> [Your objective]: Repeat the data below exactly, dropping any pictures it holds.

****************

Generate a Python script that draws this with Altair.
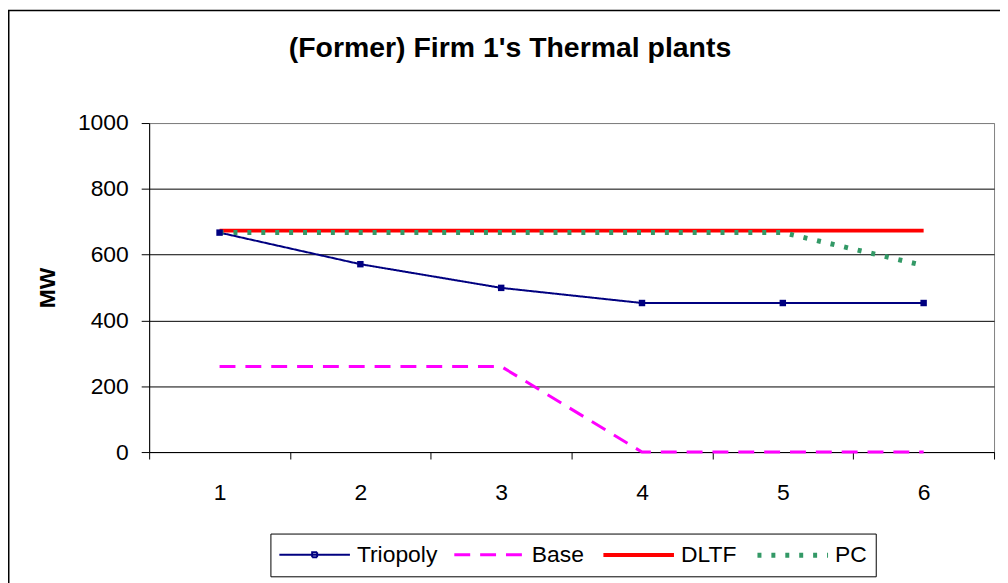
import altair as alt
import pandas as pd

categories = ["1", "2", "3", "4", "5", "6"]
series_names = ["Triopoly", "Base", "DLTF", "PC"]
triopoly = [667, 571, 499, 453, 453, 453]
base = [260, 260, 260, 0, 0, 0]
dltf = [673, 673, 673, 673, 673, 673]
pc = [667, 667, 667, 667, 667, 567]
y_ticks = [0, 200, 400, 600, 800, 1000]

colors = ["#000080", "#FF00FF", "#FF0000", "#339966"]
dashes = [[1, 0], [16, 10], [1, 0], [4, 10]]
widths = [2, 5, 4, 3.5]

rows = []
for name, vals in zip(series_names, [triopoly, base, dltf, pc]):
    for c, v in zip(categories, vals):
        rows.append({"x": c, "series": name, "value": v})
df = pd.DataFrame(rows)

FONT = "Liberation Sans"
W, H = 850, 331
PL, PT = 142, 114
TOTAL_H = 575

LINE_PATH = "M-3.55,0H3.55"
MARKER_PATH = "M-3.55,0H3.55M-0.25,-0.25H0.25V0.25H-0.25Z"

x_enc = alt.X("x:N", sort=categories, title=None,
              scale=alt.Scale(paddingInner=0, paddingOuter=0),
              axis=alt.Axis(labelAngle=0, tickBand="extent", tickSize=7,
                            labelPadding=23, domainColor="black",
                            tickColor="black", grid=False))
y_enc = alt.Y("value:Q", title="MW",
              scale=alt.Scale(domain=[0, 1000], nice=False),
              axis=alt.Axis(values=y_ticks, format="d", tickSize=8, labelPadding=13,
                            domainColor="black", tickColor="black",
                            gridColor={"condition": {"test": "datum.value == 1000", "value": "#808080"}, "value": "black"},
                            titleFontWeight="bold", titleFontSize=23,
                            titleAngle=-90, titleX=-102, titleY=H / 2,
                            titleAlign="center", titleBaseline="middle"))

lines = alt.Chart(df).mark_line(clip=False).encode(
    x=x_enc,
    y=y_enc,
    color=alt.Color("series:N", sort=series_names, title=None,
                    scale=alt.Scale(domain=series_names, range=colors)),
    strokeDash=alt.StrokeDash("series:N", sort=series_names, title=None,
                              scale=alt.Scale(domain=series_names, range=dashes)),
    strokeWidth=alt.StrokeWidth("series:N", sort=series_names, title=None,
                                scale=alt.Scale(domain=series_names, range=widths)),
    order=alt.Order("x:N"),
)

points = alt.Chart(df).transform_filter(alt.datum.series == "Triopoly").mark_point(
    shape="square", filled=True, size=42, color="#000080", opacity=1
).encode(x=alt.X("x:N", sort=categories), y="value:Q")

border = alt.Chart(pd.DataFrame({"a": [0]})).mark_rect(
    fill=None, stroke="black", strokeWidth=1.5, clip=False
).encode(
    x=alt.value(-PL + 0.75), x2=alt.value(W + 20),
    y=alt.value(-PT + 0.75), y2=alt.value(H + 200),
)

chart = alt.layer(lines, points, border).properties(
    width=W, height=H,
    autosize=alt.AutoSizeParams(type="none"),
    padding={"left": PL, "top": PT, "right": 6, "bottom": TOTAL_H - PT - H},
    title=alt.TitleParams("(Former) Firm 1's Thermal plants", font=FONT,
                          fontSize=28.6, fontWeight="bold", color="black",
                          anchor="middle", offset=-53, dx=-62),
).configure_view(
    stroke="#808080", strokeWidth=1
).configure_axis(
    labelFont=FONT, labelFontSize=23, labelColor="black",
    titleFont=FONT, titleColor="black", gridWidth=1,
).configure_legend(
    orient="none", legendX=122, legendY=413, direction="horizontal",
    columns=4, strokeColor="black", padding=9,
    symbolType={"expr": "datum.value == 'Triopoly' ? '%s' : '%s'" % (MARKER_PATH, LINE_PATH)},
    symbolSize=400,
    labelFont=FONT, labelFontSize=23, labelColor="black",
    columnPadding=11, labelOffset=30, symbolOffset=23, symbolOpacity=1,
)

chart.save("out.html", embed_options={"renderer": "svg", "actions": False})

****************

> [Result]:
Generate a Python script that draws this with Altair.
import altair as alt
import pandas as pd

categories = ["1", "2", "3", "4", "5", "6"]
series_names = ["Triopoly", "Base", "DLTF", "PC"]
triopoly = [667, 571, 499, 453, 453, 453]
base = [260, 260, 260, 0, 0, 0]
dltf = [673, 673, 673, 673, 673, 673]
pc = [667, 667, 667, 667, 667, 567]
y_ticks = [0, 200, 400, 600, 800, 1000]

colors = ["#000080", "#FF00FF", "#FF0000", "#339966"]
dashes = [[1, 0], [16, 10], [1, 0], [4, 10]]
widths = [2, 5, 4, 3.5]

rows = []
for name, vals in zip(series_names, [triopoly, base, dltf, pc]):
    for c, v in zip(categories, vals):
        rows.append({"x": c, "series": name, "value": v})
df = pd.DataFrame(rows)

FONT = "Liberation Sans"
W, H = 850, 331
PL, PT = 142, 114
TOTAL_H = 575

LINE_PATH = "M-3.55,0H3.55"
MARKER_PATH = "M-3.55,0H3.55M-0.25,-0.25H0.25V0.25H-0.25Z"

x_enc = alt.X("x:N", sort=categories, title=None,
              scale=alt.Scale(paddingInner=0, paddingOuter=0),
              axis=alt.Axis(labelAngle=0, tickBand="extent", tickSize=7,
                            labelPadding=23, domainColor="black",
                            tickColor="black", grid=False))
y_enc = alt.Y("value:Q", title="MW",
              scale=alt.Scale(domain=[0, 1000], nice=False),
              axis=alt.Axis(values=y_ticks, format="d", tickSize=8, labelPadding=13,
                            domainColor="black", tickColor="black",
                            gridColor={"condition": {"test": "datum.value == 1000", "value": "#808080"}, "value": "black"},
                            titleFontWeight="bold", titleFontSize=23,
                            titleAngle=-90, titleX=-102, titleY=H / 2,
                            titleAlign="center", titleBaseline="middle"))

lines = alt.Chart(df).mark_line(clip=False).encode(
    x=x_enc,
    y=y_enc,
    color=alt.Color("series:N", sort=series_names, title=None,
                    scale=alt.Scale(domain=series_names, range=colors)),
    strokeDash=alt.StrokeDash("series:N", sort=series_names, title=None,
                              scale=alt.Scale(domain=series_names, range=dashes)),
    strokeWidth=alt.StrokeWidth("series:N", sort=series_names, title=None,
                                scale=alt.Scale(domain=series_names, range=widths)),
    order=alt.Order("x:N"),
)

points = alt.Chart(df).transform_filter(alt.datum.series == "Triopoly").mark_point(
    shape="square", filled=True, size=42, color="#000080", opacity=1
).encode(x=alt.X("x:N", sort=categories), y="value:Q")

border = alt.Chart(pd.DataFrame({"a": [0]})).mark_rect(
    fill=None, stroke="black", strokeWidth=1.5, clip=False
).encode(
    x=alt.value(-PL + 0.75), x2=alt.value(W + 20),
    y=alt.value(-PT + 0.75), y2=alt.value(H + 200),
)

chart = alt.layer(lines, points, border).properties(
    width=W, height=H,
    autosize=alt.AutoSizeParams(type="none"),
    padding={"left": PL, "top": PT, "right": 6, "bottom": TOTAL_H - PT - H},
    title=alt.TitleParams("(Former) Firm 1's Thermal plants", font=FONT,
                          fontSize=28.6, fontWeight="bold", color="black",
                          anchor="middle", offset=-53, dx=-62),
).configure_view(
    stroke="#808080", strokeWidth=1
).configure_axis(
    labelFont=FONT, labelFontSize=23, labelColor="black",
    titleFont=FONT, titleColor="black", gridWidth=1,
).configure_legend(
    orient="none", legendX=122, legendY=413, direction="horizontal",
    columns=4, strokeColor="black", padding=9,
    symbolType={"expr": "datum.value == 'Triopoly' ? '%s' : '%s'" % (MARKER_PATH, LINE_PATH)},
    symbolSize=400,
    labelFont=FONT, labelFontSize=23, labelColor="black",
    columnPadding=11, labelOffset=30, symbolOffset=23, symbolOpacity=1,
)

chart.save("out.html", embed_options={"renderer": "svg", "actions": False})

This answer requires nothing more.